The timing matters because Abbas, now 90, last won the presidency in 2005 on a four-year mandate that should have ended in 2009. No presidential election has been held since, and the Palestinian system has drifted far from the framework written into the amended Basic Law, which sets the presidential term at four years and allows only two consecutive terms. The last legislative election was held in 2006, when Hamas defeated Fatah, and the Palestinian Legislative Council has been effectively inactive since 2007, after Hamas took control of Gaza and the political system split into rival administrations.
Abbas’s latest move came amid longstanding pressure on the Palestinian Authority from foreign donors and from Palestinians who have watched earlier promises collapse. In 2021, Abbas postponed elections indefinitely after saying they could not proceed without a vote in East Jerusalem. Those parliamentary elections would have been the first since January 2006, underlining how long Palestinians have gone without a functioning electoral reset.

The same obstacle remains at the center of the new timetable: whether voting can actually be organized in East Jerusalem and in the Gaza Strip. A legal researcher cited in the reporting said the absence of guarantees on those fronts remained a major barrier. That uncertainty is not just procedural. It reflects the wider political and territorial fragmentation of the Occupied Palestinian Territory, which UN OCHA says has been shaped by more than 56 years of Israeli occupation, 16 years of blockade in Gaza, and internal Palestinian divisions.
The humanitarian stakes are severe. The 2026 UN flash appeal for the occupied Palestinian territory targets aid for 3 million people in need out of a population of about 5.6 million, a reminder that any election process will unfold against acute social strain, displacement and insecurity.

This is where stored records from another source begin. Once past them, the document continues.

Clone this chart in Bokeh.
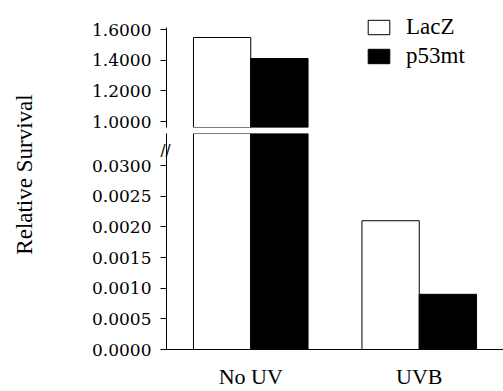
import math
from bokeh.plotting import figure
from bokeh.models import (ColumnDataSource, FactorRange, Range1d, FixedTicker,
                          Label, Legend, LegendItem, LinearAxis, CDSView,
                          BooleanFilter)
from bokeh.transform import dodge
from bokeh.layouts import column, row
from bokeh.embed import file_html
from bokeh.resources import INLINE

# ---- data ----
categories = ["No UV", "UVB"]
series_names = ["LacZ", "p53mt"]
lacz = [1.548, 0.0021]
p53mt = [1.411, 0.0009]
top_ticks = [1.0, 1.2, 1.4, 1.6]
top_tick_labels = ["1.0000", "1.2000", "1.4000", "1.6000"]
bottom_ticks = [0.0, 0.0005, 0.0010, 0.0015, 0.0020, 0.0025, 0.0030]
bottom_tick_labels = ["0.0000", "0.0005", "0.0010", "0.0015", "0.0020", "0.0025", "0.0300"]
y_label = "Relative Survival"

src = ColumnDataSource(dict(cat=categories, lacz=lacz, p53mt=p53mt))

TITLE_W = 40
W = 463
LEFT = 126
SERIF = "Liberation Serif"
TICKFONT = "DejaVu Serif"

x_range = FactorRange(*categories, range_padding=0)
top_range = Range1d(0.961, 1.724)
bot_range = Range1d(0, 0.003523)


def style_y(p, ticks, labels, bounds=None):
    ax = p.yaxis[0]
    ax.ticker = FixedTicker(ticks=ticks)
    ax.major_label_overrides = {t: l for t, l in zip(ticks, labels)}
    ax.major_label_text_font = TICKFONT
    ax.major_label_text_font_size = "17px"
    ax.major_label_text_color = "black"
    ax.major_tick_out = 6
    ax.major_tick_in = 0
    ax.minor_tick_out = 0
    ax.minor_tick_in = 0
    ax.major_label_standoff = 9
    ax.axis_line_color = "black"
    ax.major_tick_line_color = "black"
    if bounds is not None:
        ax.bounds = bounds


def add_bars(p, views=(None, None)):
    kw1 = dict(view=views[0]) if views[0] is not None else {}
    kw2 = dict(view=views[1]) if views[1] is not None else {}
    r1 = p.vbar(x=dodge("cat", -0.17, range=x_range), top="lacz", width=0.34,
                source=src, fill_color="white", line_color="black", line_width=1,
                **kw1)
    r2 = p.vbar(x=dodge("cat", 0.17, range=x_range), top="p53mt", width=0.34,
                source=src, fill_color="black", line_color="black", line_width=1,
                **kw2)
    return r1, r2


# ---- title strip on the left ----
tfig = figure(width=TITLE_W, height=391, x_range=Range1d(0, 1), y_range=Range1d(0, 1),
              output_backend="svg", toolbar_location=None,
              x_axis_location=None, y_axis_location=None,
              min_border=0)
tfig.outline_line_color = None
tfig.grid.visible = False
tfig.add_layout(Label(x=24, y=391 - 174, x_units="screen", y_units="screen",
                      text=y_label, angle=math.pi / 2, text_align="center",
                      text_baseline="middle", text_font=SERIF,
                      text_font_size="23px", text_color="black"))

# ---- top panel (only bars that reach its range) ----
top = figure(x_range=x_range, y_range=top_range, width=W, height=133,
             output_backend="svg", toolbar_location=None, x_axis_location=None,
             min_border_left=LEFT, min_border_right=0, min_border_top=10,
             min_border_bottom=6)
top.outline_line_color = None
top.grid.visible = False
views = (CDSView(filter=BooleanFilter([v >= top_range.start for v in lacz])),
         CDSView(filter=BooleanFilter([v >= top_range.start for v in p53mt])))
t1, t2 = add_bars(top, views)
style_y(top, top_ticks, top_tick_labels, bounds=(top_range.start, 1.612))

legend = Legend(items=[LegendItem(label=series_names[0], renderers=[t1]),
                       LegendItem(label=series_names[1], renderers=[t2])],
                location=(199, 58), padding=0, margin=0, spacing=3,
                glyph_width=27, glyph_height=18, label_height=18,
                label_standoff=14, label_text_font=SERIF,
                label_text_font_size="23px", label_text_color="black",
                background_fill_alpha=0, border_line_alpha=0)
top.add_layout(legend, "center")

# ---- bottom panel ----
bot = figure(x_range=x_range, y_range=bot_range, width=W, height=258,
             output_backend="svg", toolbar_location=None,
             min_border_left=LEFT, min_border_right=0, min_border_top=0,
             min_border_bottom=41)
bot.outline_line_color = None
bot.grid.visible = False
add_bars(bot)
style_y(bot, bottom_ticks, bottom_tick_labels)

# axis-break mark drawn as a tick label of an auxiliary axis
brk_at = bot_range.end * 0.999
brk = LinearAxis(ticker=FixedTicker(ticks=[brk_at]),
                 major_label_overrides={brk_at: "//"},
                 axis_line_alpha=0, major_tick_out=0, major_tick_in=0,
                 minor_tick_out=0, minor_tick_in=0,
                 major_label_standoff=-81, major_label_text_align="center",
                 major_label_text_baseline="middle",
                 major_label_text_font="DejaVu Sans",
                 major_label_text_font_size="15px",
                 major_label_text_color="black")
bot.add_layout(brk, "left")

xa = bot.xaxis[0]
xa.major_tick_out = 0
xa.major_tick_in = 0
xa.minor_tick_out = 0
xa.axis_line_color = "black"
xa.major_label_text_font = SERIF
xa.major_label_text_font_size = "22px"
xa.major_label_text_color = "black"
xa.major_label_standoff = 14

layout = row(tfig, column(top, bot, spacing=0), spacing=0)
open("out.html", "w").write(file_html(layout, INLINE))
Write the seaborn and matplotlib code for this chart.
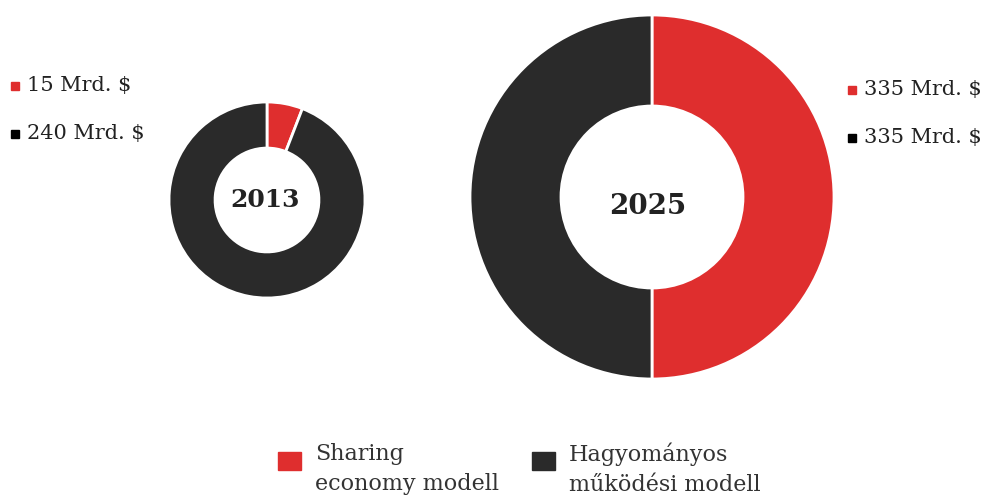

Abbas also appeared to be reshaping the rules before the vote. On June 14, 2026, WAFA reported that he issued a decree-law amending the general elections law, increasing the Palestinian Legislative Council to 200 seats and lowering the voting age. Earlier, on February 2, 2026, he set Palestinian National Council elections for November 1, 2026. Together, the decrees suggested a broader institutional reset, but they also left open the central question: whether this is the start of real succession planning for the post-Abbas era, or another bid for legitimacy that never reaches the ballot box.